Social emergency arrangements were amended in May to explicitly prohibit “all fundraising dances”.

(As a digression this leaves us in an absurd situation where the R.S.A. nightclub’s ‘Thirsty Thursday’, inside a venue with a capacity that far exceeds 100 people, is entirely legal. But if a portion of the proceeds collected at the door were donated to charity then the event would not.)

The Commissioner clearly thinks that the S.M.O.G.A. event was in breach of the law.

The S.M.O.G.A. President, Vernia Mah Yuen, went to the utmost degree to ensure that her event was on the right side of the law; aside from the advance permission, promotional material no more than 100 people were allowed at the event. 

She was clearly bemused by the Police’s actions on Saturday after having received, she assumed, permission from the highest authority in the land on social media restrictions.

She chalked up the events of the day to a misunderstanding but revealed again that the Police had clearly been inconsistent in their behaviour as Saturday’s fundraiser was in no way an exception. 
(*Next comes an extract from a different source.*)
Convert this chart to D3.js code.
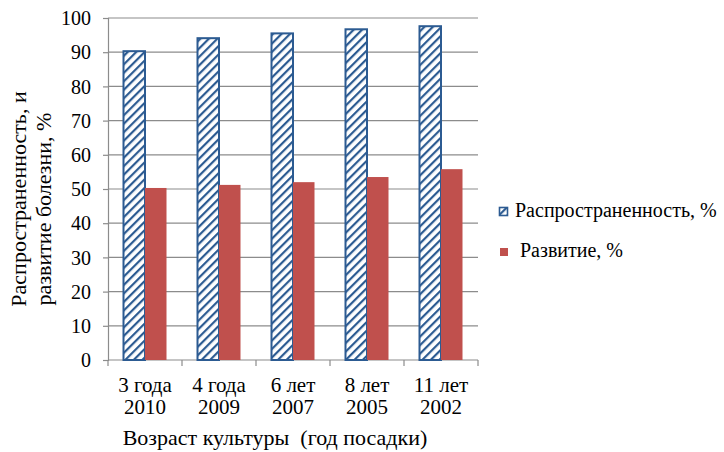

“We thought fundraising was allowed in the sense of fundraising, because we have been to several fundraising events,” she said. 

Reconstructing and analysing the S.M.O.G.A. shutdown in detail - something that would possibly require witness statements about whether attendees were tapping their toes  - is not likely to be helpful. 

And it is not the point. 

It does bring to our attention yet another confusing aspect of the state of emergency orders under which this country has been living under for half of 2020. 

Not only are the regulations baffling. 

But their enforcement appears to be entirely improvised. The peak body for managing the Government’s response takes a different view of what is legal to the Police and is ignored by them, too. 

The Government is proud of its status as one of only a dozen nations in the world to remain free of the coronavirus. 

But episodes like Saturday’s show us that this owes nothing to concerted effort.

The Government has been acting in an entirely uncoordinated fashion and we, as Samoans, are the ones who must pay the price.